• **Exercise brief**
Copy out the listing that follows, exact in every word, and skip the images.
◇ ◇ ◇ ◇ ◇
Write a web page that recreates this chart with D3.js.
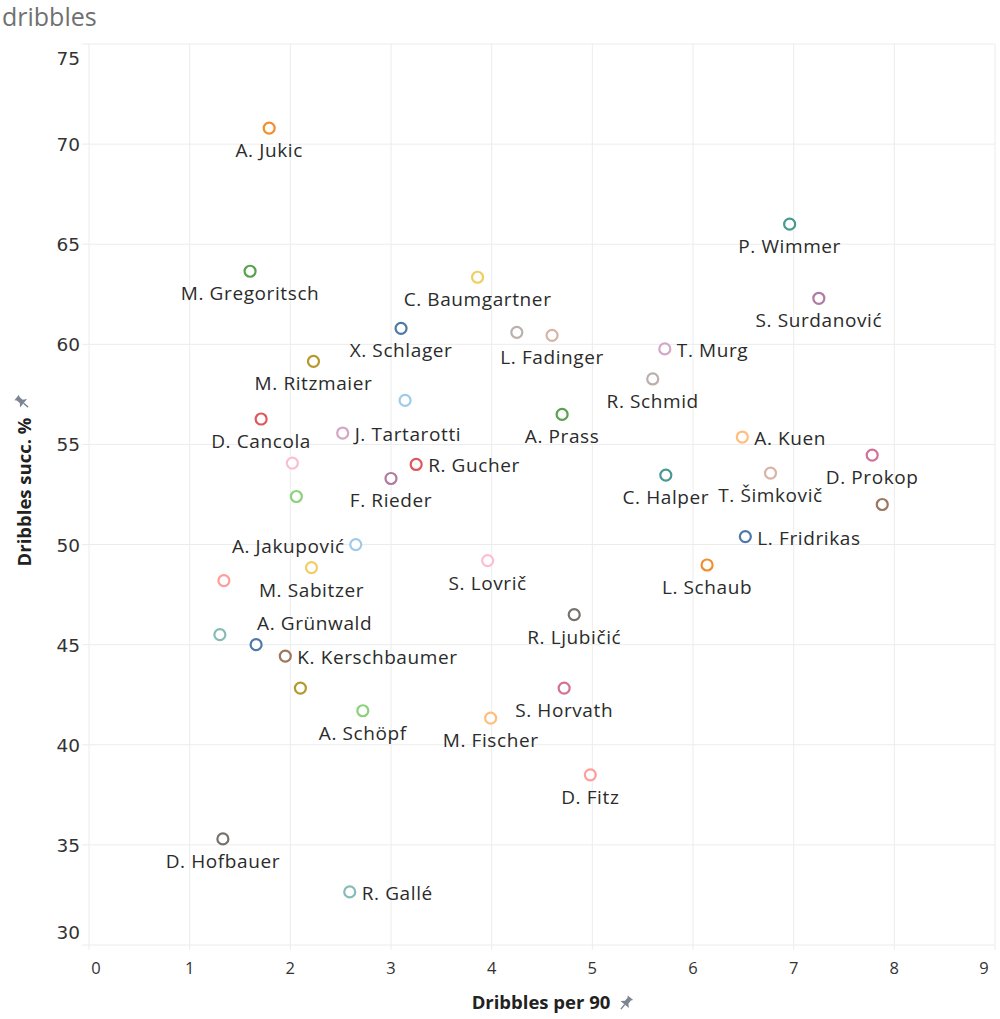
<!DOCTYPE html>
<html><head><meta charset="utf-8">
<script src="https://cdn.jsdelivr.net/npm/d3@7"></script>
<style>
html,body{margin:0;padding:0;background:#fff;}
svg{display:block;}
</style></head>
<body>
<script>
// ---------- data ----------
const players = ["A. Jukic","M. Gregoritsch","C. Baumgartner","X. Schlager","M. Ritzmaier","","L. Fadinger","T. Murg","R. Schmid","P. Wimmer","S. Surdanović","A. Prass","A. Kuen","","D. Cancola","J. Tartarotti","","R. Gucher","F. Rieder","","A. Jakupović","M. Sabitzer","","","A. Grünwald","K. Kerschbaumer","","A. Schöpf","S. Lovrič","R. Ljubičić","S. Horvath","M. Fischer","D. Fitz","D. Hofbauer","R. Gallé","C. Halper","T. Šimkovič","D. Prokop","","L. Fridrikas","L. Schaub"];
const dribblesPer90 = [1.79,1.60,3.86,3.10,2.23,4.25,4.60,5.72,5.60,6.96,7.25,4.70,6.49,3.14,1.71,2.52,2.02,3.25,3.00,2.06,2.65,2.21,1.34,1.30,1.66,1.95,2.10,2.72,3.96,4.82,4.72,3.99,4.98,1.33,2.59,5.73,6.77,7.78,7.88,6.52,6.14];
const dribblesSucc = [70.8,63.65,63.35,60.8,59.15,60.6,60.45,59.77,58.27,66.0,62.3,56.5,55.37,57.2,56.27,55.57,54.07,54.0,53.3,52.4,50.0,48.85,48.2,45.5,45.0,44.43,42.83,41.7,49.2,46.5,42.83,41.33,38.5,35.3,32.65,53.47,53.57,54.47,52.0,50.4,48.98];
const pointColors = ["#f28e2b","#59a14f","#f1ce63","#4e79a7","#b6992d","#bab0ac","#d7b5a6","#d4a6c8","#bab0ac","#499894","#b07aa1","#59a14f","#ffbe7d","#a0cbe8","#e15759","#d4a6c8","#fabfd2","#e15759","#b07aa1","#8cd17d","#a0cbe8","#f1ce63","#ff9d9a","#86bcb6","#4e79a7","#9d7660","#b6992d","#8cd17d","#fabfd2","#79706e","#d37295","#ffbe7d","#ff9d9a","#79706e","#86bcb6","#499894","#d7b5a6","#d37295","#9d7660","#4e79a7","#f28e2b"];
// label placement: b=below, r=right, l=left, a=above (start-anchored)
const labelPlace = ["b","b","b","b","b","","b","r","b","b","b","b","r","","b","r","","r","b","","l","b","","","a","r","","b","b","b","b","b","b","b","r","b","b","b","","r","b"];
const xTicks = [0,1,2,3,4,5,6,7,8,9];
const yTicks = [30,35,40,45,50,55,60,65,70,75];
const chartTitle = "dribbles";
const xTitle = "Dribbles per 90";
const yTitle = "Dribbles succ. %";

// ---------- layout ----------
const W = 1000, H = 1019;
const x = d3.scaleLinear().domain([0,9]).range([89,995]);
const y = d3.scaleLinear().domain([30,75]).range([945,44]);

const svg = d3.select("body").append("svg").attr("width",W).attr("height",H);

svg.append("text").attr("x",2).attr("y",26).text(chartTitle)
  .attr("font-family","'Open Sans', sans-serif").attr("font-size",25).attr("fill","#707070");

// gridlines
const grid = svg.append("g");
grid.selectAll("line.v").data(xTicks).join("line")
  .attr("x1",d=>x(d)).attr("x2",d=>x(d)).attr("y1",y(75)).attr("y2",y(30)+5)
  .attr("stroke","#ececec").attr("stroke-width",1);
grid.selectAll("line.h").data(yTicks).join("line")
  .attr("x1",82).attr("x2",995).attr("y1",d=>y(d)).attr("y2",d=>y(d))
  .attr("stroke","#ececec").attr("stroke-width",1);

// y tick labels
svg.append("g").selectAll("text").data(yTicks).join("text")
  .attr("x",80)
  .attr("y",d=> d===75 ? y(d)+21 : d===30 ? y(d)-6 : y(d)+7)
  .attr("text-anchor","end").text(d=>d)
  .attr("font-family","'DejaVu Sans', Verdana, sans-serif").attr("font-size",18.5).attr("fill","#333");

// x tick labels
svg.append("g").selectAll("text").data(xTicks).join("text")
  .attr("x",d=> d===0 ? x(d)+7 : d===9 ? x(d)-11 : x(d))
  .attr("y",974).attr("text-anchor","middle").text(d=>d)
  .attr("font-family","'Open Sans', sans-serif").attr("font-size",16.5).attr("fill","#333");

// pin icon
function pin(g, px, py, rot){
  const p = g.append("g").attr("transform",`translate(${px},${py}) rotate(${rot})`);
  p.append("path").attr("d","M-3.5,-7 L3.5,-7 L2.2,-5 L2.2,-1 L5.5,2 L-5.5,2 L-2.2,-1 L-2.2,-5 Z").attr("fill","#7d8590");
  p.append("line").attr("x1",0).attr("y1",2).attr("x2",0).attr("y2",8).attr("stroke","#7d8590").attr("stroke-width",1.4);
}

// axis titles
svg.append("text").attr("x",541).attr("y",1009).attr("text-anchor","middle")
  .attr("font-family","'Open Sans', sans-serif").attr("font-weight","bold").attr("font-size",18.5).attr("fill","#222").text(xTitle);
pin(svg, 626, 1003, 40);
svg.append("text").attr("transform","translate(31,492) rotate(-90)").attr("text-anchor","middle")
  .attr("font-family","'Open Sans', sans-serif").attr("font-weight","bold").attr("font-size",18.5).attr("fill","#222").text(yTitle);
pin(svg, 22, 402, -50);

// points
const data = players.map((n,i)=>({name:n, x:dribblesPer90[i], y:dribblesSucc[i], c:pointColors[i], p:labelPlace[i]}));
svg.append("g").selectAll("circle").data(data).join("circle")
  .attr("cx",d=>x(d.x)).attr("cy",d=>y(d.y)).attr("r",5.5)
  .attr("fill","#fff").attr("stroke",d=>d.c).attr("stroke-width",2.2);

// labels
const lab = svg.append("g").attr("font-family","'Open Sans', sans-serif").attr("font-size",19)
  .attr("letter-spacing","0.6px").attr("fill","#2b2b2b");
lab.selectAll("text").data(data.filter(d=>d.name && d.p)).join("text")
  .attr("x",d=>{const cx=x(d.x); return d.p==="r"?cx+12:d.p==="l"?cx-11:d.p==="a"?cx+1:cx;})
  .attr("y",d=>{const cy=y(d.y); return d.p==="b"?cy+29:d.p==="a"?cy-15:cy+8;})
  .attr("text-anchor",d=>d.p==="r"||d.p==="a"?"start":d.p==="l"?"end":"middle")
  .text(d=>d.name);
</script>
</body></html>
◇ ◇ ◇ ◇ ◇
• **Exercise response**
Write a web page that recreates this chart with D3.js.
<!DOCTYPE html>
<html><head><meta charset="utf-8">
<script src="https://cdn.jsdelivr.net/npm/d3@7"></script>
<style>
html,body{margin:0;padding:0;background:#fff;}
svg{display:block;}
</style></head>
<body>
<script>
// ---------- data ----------
const players = ["A. Jukic","M. Gregoritsch","C. Baumgartner","X. Schlager","M. Ritzmaier","","L. Fadinger","T. Murg","R. Schmid","P. Wimmer","S. Surdanović","A. Prass","A. Kuen","","D. Cancola","J. Tartarotti","","R. Gucher","F. Rieder","","A. Jakupović","M. Sabitzer","","","A. Grünwald","K. Kerschbaumer","","A. Schöpf","S. Lovrič","R. Ljubičić","S. Horvath","M. Fischer","D. Fitz","D. Hofbauer","R. Gallé","C. Halper","T. Šimkovič","D. Prokop","","L. Fridrikas","L. Schaub"];
const dribblesPer90 = [1.79,1.60,3.86,3.10,2.23,4.25,4.60,5.72,5.60,6.96,7.25,4.70,6.49,3.14,1.71,2.52,2.02,3.25,3.00,2.06,2.65,2.21,1.34,1.30,1.66,1.95,2.10,2.72,3.96,4.82,4.72,3.99,4.98,1.33,2.59,5.73,6.77,7.78,7.88,6.52,6.14];
const dribblesSucc = [70.8,63.65,63.35,60.8,59.15,60.6,60.45,59.77,58.27,66.0,62.3,56.5,55.37,57.2,56.27,55.57,54.07,54.0,53.3,52.4,50.0,48.85,48.2,45.5,45.0,44.43,42.83,41.7,49.2,46.5,42.83,41.33,38.5,35.3,32.65,53.47,53.57,54.47,52.0,50.4,48.98];
const pointColors = ["#f28e2b","#59a14f","#f1ce63","#4e79a7","#b6992d","#bab0ac","#d7b5a6","#d4a6c8","#bab0ac","#499894","#b07aa1","#59a14f","#ffbe7d","#a0cbe8","#e15759","#d4a6c8","#fabfd2","#e15759","#b07aa1","#8cd17d","#a0cbe8","#f1ce63","#ff9d9a","#86bcb6","#4e79a7","#9d7660","#b6992d","#8cd17d","#fabfd2","#79706e","#d37295","#ffbe7d","#ff9d9a","#79706e","#86bcb6","#499894","#d7b5a6","#d37295","#9d7660","#4e79a7","#f28e2b"];
// label placement: b=below, r=right, l=left, a=above (start-anchored)
const labelPlace = ["b","b","b","b","b","","b","r","b","b","b","b","r","","b","r","","r","b","","l","b","","","a","r","","b","b","b","b","b","b","b","r","b","b","b","","r","b"];
const xTicks = [0,1,2,3,4,5,6,7,8,9];
const yTicks = [30,35,40,45,50,55,60,65,70,75];
const chartTitle = "dribbles";
const xTitle = "Dribbles per 90";
const yTitle = "Dribbles succ. %";

// ---------- layout ----------
const W = 1000, H = 1019;
const x = d3.scaleLinear().domain([0,9]).range([89,995]);
const y = d3.scaleLinear().domain([30,75]).range([945,44]);

const svg = d3.select("body").append("svg").attr("width",W).attr("height",H);

svg.append("text").attr("x",2).attr("y",26).text(chartTitle)
  .attr("font-family","'Open Sans', sans-serif").attr("font-size",25).attr("fill","#707070");

// gridlines
const grid = svg.append("g");
grid.selectAll("line.v").data(xTicks).join("line")
  .attr("x1",d=>x(d)).attr("x2",d=>x(d)).attr("y1",y(75)).attr("y2",y(30)+5)
  .attr("stroke","#ececec").attr("stroke-width",1);
grid.selectAll("line.h").data(yTicks).join("line")
  .attr("x1",82).attr("x2",995).attr("y1",d=>y(d)).attr("y2",d=>y(d))
  .attr("stroke","#ececec").attr("stroke-width",1);

// y tick labels
svg.append("g").selectAll("text").data(yTicks).join("text")
  .attr("x",80)
  .attr("y",d=> d===75 ? y(d)+21 : d===30 ? y(d)-6 : y(d)+7)
  .attr("text-anchor","end").text(d=>d)
  .attr("font-family","'DejaVu Sans', Verdana, sans-serif").attr("font-size",18.5).attr("fill","#333");

// x tick labels
svg.append("g").selectAll("text").data(xTicks).join("text")
  .attr("x",d=> d===0 ? x(d)+7 : d===9 ? x(d)-11 : x(d))
  .attr("y",974).attr("text-anchor","middle").text(d=>d)
  .attr("font-family","'Open Sans', sans-serif").attr("font-size",16.5).attr("fill","#333");

// pin icon
function pin(g, px, py, rot){
  const p = g.append("g").attr("transform",`translate(${px},${py}) rotate(${rot})`);
  p.append("path").attr("d","M-3.5,-7 L3.5,-7 L2.2,-5 L2.2,-1 L5.5,2 L-5.5,2 L-2.2,-1 L-2.2,-5 Z").attr("fill","#7d8590");
  p.append("line").attr("x1",0).attr("y1",2).attr("x2",0).attr("y2",8).attr("stroke","#7d8590").attr("stroke-width",1.4);
}

// axis titles
svg.append("text").attr("x",541).attr("y",1009).attr("text-anchor","middle")
  .attr("font-family","'Open Sans', sans-serif").attr("font-weight","bold").attr("font-size",18.5).attr("fill","#222").text(xTitle);
pin(svg, 626, 1003, 40);
svg.append("text").attr("transform","translate(31,492) rotate(-90)").attr("text-anchor","middle")
  .attr("font-family","'Open Sans', sans-serif").attr("font-weight","bold").attr("font-size",18.5).attr("fill","#222").text(yTitle);
pin(svg, 22, 402, -50);

// points
const data = players.map((n,i)=>({name:n, x:dribblesPer90[i], y:dribblesSucc[i], c:pointColors[i], p:labelPlace[i]}));
svg.append("g").selectAll("circle").data(data).join("circle")
  .attr("cx",d=>x(d.x)).attr("cy",d=>y(d.y)).attr("r",5.5)
  .attr("fill","#fff").attr("stroke",d=>d.c).attr("stroke-width",2.2);

// labels
const lab = svg.append("g").attr("font-family","'Open Sans', sans-serif").attr("font-size",19)
  .attr("letter-spacing","0.6px").attr("fill","#2b2b2b");
lab.selectAll("text").data(data.filter(d=>d.name && d.p)).join("text")
  .attr("x",d=>{const cx=x(d.x); return d.p==="r"?cx+12:d.p==="l"?cx-11:d.p==="a"?cx+1:cx;})
  .attr("y",d=>{const cy=y(d.y); return d.p==="b"?cy+29:d.p==="a"?cy-15:cy+8;})
  .attr("text-anchor",d=>d.p==="r"||d.p==="a"?"start":d.p==="l"?"end":"middle")
  .text(d=>d.name);
</script>
</body></html>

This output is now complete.